Preparing for his role as a deaf and dumb person in Ormakkayi (1981) was no laughing matter for Bharath Gopi. “He told me he wanted to stay with a deaf and dumb person, in order to understand them better,” says John Paul. So, the scriptwriter arranged for one such person, Suresh (name changed), to spend two days with Gopi at a hotel in Chennai. 

But John Paul could not resist a wisecrack to director Bharathan, “There can be only one of two outcomes: either the deaf and dumb person will start speaking or Gopi will become deaf and dumb himself.” Bharathan burst out laughing. 

Gopi, however, had a clear agenda. “He was not interested in observing the normal behaviour of Suresh,” says John Paul. When Gopi was having a cup of coffee, he purposely dropped the saucer to the floor. “Gopi keenly watched the shocked reaction of Suresh,” says John Paul.  When the thespian went to have a bath, he left the door open so that the man could watch him in the nude. “Again, Suresh had a stunned expression on his face,” says John Paul. “In the film, Gopi incorporated all these expressions.” 

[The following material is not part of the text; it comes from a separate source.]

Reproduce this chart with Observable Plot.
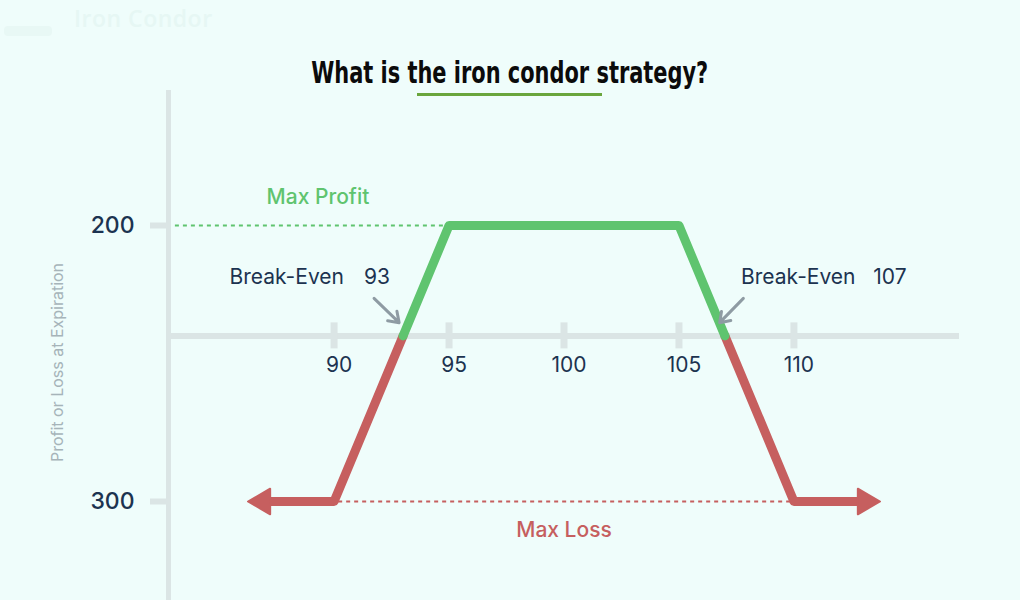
<!DOCTYPE html>
<html><head><meta charset="utf-8">
<script src="https://cdn.jsdelivr.net/npm/d3@7"></script>
<script src="https://cdn.jsdelivr.net/npm/@observablehq/plot@0.6"></script>
<style>
body{margin:0;background:#effdfb;}
#wrap{position:relative;width:1020px;height:600px;overflow:hidden;background:#effdfb;}
#chart{position:absolute;left:0;top:0;}
#watermark{position:absolute;left:74px;top:2px;font:600 23px "Open Sans",sans-serif;color:#e6f7f4;letter-spacing:0.5px;}
#logo{position:absolute;left:4px;top:26px;width:48px;height:10px;border-radius:4px;background:#e8f8f5;}
#title{position:absolute;left:0;width:1020px;top:54px;text-align:center;line-height:36px;}
#title span{display:inline-block;font:bold 31px "DejaVu Sans",sans-serif;font-stretch:condensed;color:#0b0b0b;transform:scaleX(0.75);transform-origin:center;}
#underline{position:absolute;left:417px;top:93px;width:185px;height:3px;background:#6aa63d;}
</style></head><body>
<div id="wrap">
<div id="logo"></div>
<div id="watermark">Iron Condor</div>
<div id="chart"></div>
<div id="title"><span>What is the iron condor strategy?</span></div>
<div id="underline"></div>
</div>
<script>
// ---- data ----
const strikes = [90, 95, 100, 105, 110];
const yTicks = [200, -300];
const maxProfit = 200;
const maxLoss = -300;
const breakEvens = [93, 107];
const priceLossLeft = [86.9, 90, 93];
const pnlLossLeft = [-300, -300, 0];
const priceProfit = [93, 95, 105, 107];
const pnlProfit = [0, 200, 200, 0];
const priceLossRight = [107, 110, 113.1];
const pnlLossRight = [0, -300, -300];

const green = "#5fc46f";
const red = "#c65f5f";
const navy = "#1c3350";
const axisGray = "#dbe5e5";
const arrowGray = "#8e9ba3";
const xMin = 82.8;

const rows = (xs, ys) => xs.map((x, i) => ({x, y: ys[i]}));
const leftRows = rows(priceLossLeft, pnlLossLeft);
const midRows = rows(priceProfit, pnlProfit);
const rightRows = rows(priceLossRight, pnlLossRight);
const heads = [
  {x: priceLossLeft[0], y: pnlLossLeft[0], rot: -90},
  {x: priceLossRight[priceLossRight.length - 1], y: pnlLossRight[pnlLossRight.length - 1], rot: 90}
];

const chart = Plot.plot({
  width: 1020,
  height: 600,
  marginLeft: 168,
  marginRight: 61,
  marginTop: 90,
  marginBottom: 0,
  style: {background: "transparent", fontFamily: "Inter, 'Noto Sans', sans-serif", overflow: "visible"},
  x: {domain: [xMin, 117.2], axis: null},
  y: {domain: [-300, 200], range: [501, 225], axis: null},
  marks: [
    Plot.ruleX([xMin], {stroke: axisGray, strokeWidth: 5}),
    Plot.ruleY([0], {stroke: axisGray, strokeWidth: 6}),
    Plot.ruleX(strikes, {x: d => d, y1: 0, y2: 0, insetTop: -13, insetBottom: -13, stroke: axisGray, strokeWidth: 7}),
    Plot.ruleY(yTicks, {y: d => d, x1: xMin, x2: xMin, insetLeft: -18, stroke: axisGray, strokeWidth: 6}),
    Plot.text(yTicks, {x: xMin, y: d => d, text: d => String(Math.abs(d)), textAnchor: "end", dx: -34, fontSize: 23, fontWeight: 500, fill: navy}),
    Plot.text(strikes, {x: d => d, y: 0, dy: 29, dx: 5, text: d => String(d), fontSize: 21, fill: navy}),
    Plot.ruleY([maxProfit], {x1: 83.1, x2: 95, stroke: green, strokeWidth: 2, strokeDasharray: "4,4"}),
    Plot.ruleY([maxLoss], {x1: 90.2, x2: 110, stroke: red, strokeWidth: 2, strokeDasharray: "4,4"}),
    Plot.line(leftRows, {x: "x", y: "y", stroke: red, strokeWidth: 9, strokeLinejoin: "round"}),
    Plot.line(rightRows, {x: "x", y: "y", stroke: red, strokeWidth: 9, strokeLinejoin: "round"}),
    Plot.line(midRows, {x: "x", y: "y", stroke: green, strokeWidth: 9, strokeLinejoin: "round"}),
    Plot.dot(heads, {x: "x", y: "y", symbol: "triangle", r: 9.5, fill: red, stroke: red, strokeWidth: 2, strokeLinejoin: "round", rotate: "rot"}),
    Plot.text(["Max Profit"], {x: 89.3, y: maxProfit, dy: -28, fontSize: 21, fontWeight: 500, fill: green}),
    Plot.text(["Max Loss"], {x: 100, y: maxLoss, dy: 29, fontSize: 21, fontWeight: 500, fill: red}),
    Plot.text(["Break-Even"], {x: 90.43, y: 0, dy: -59, textAnchor: "end", fontSize: 21, fill: navy}),
    Plot.text([String(breakEvens[0])], {x: 91.3, y: 0, dy: -59, textAnchor: "start", fontSize: 21, fill: navy}),
    Plot.text(["Break-Even"], {x: 107.7, y: 0, dy: -59, textAnchor: "start", fontSize: 21, fill: navy}),
    Plot.text([String(breakEvens[1])], {x: 113.45, y: 0, dy: -59, textAnchor: "start", fontSize: 21, fill: navy}),
    Plot.arrow([{x1: 91.74, y1: 68, x2: 92.83, y2: 24}, {x1: 107.8, y1: 68, x2: 106.77, y2: 24}],
      {x1: "x1", y1: "y1", x2: "x2", y2: "y2", stroke: arrowGray, strokeWidth: 3, headLength: 9, headAngle: 70}),
    Plot.text(["Profit or Loss at Expiration"], {frameAnchor: "left", textAnchor: "middle", dx: -111, dy: 17, rotate: -90, fontSize: 16, fill: "#a6b4b9"})
  ]
});
document.getElementById("chart").appendChild(chart);
</script>
</body></html>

Gopi employed the same method for the film, Adathaduthu (1984), where he plays a priest. Again, Gopi wanted to meet a real-life priest. So Paul arranged for him to meet the Kochi-based Fr. Michael Panackal, who was a well-known musician. Gopi asked him how he would bend his fingers when he gave a blessing. The priest showed him. 

Thereafter, John Paul, Gopi and Fr. Panackal went for a walk on Banerji Road. While they were walking past a church, the priest half-genuflected and placed his palm over his heart. “Gopi immediately noticed it,” says John Paul. “And he used this action a few times in the film.”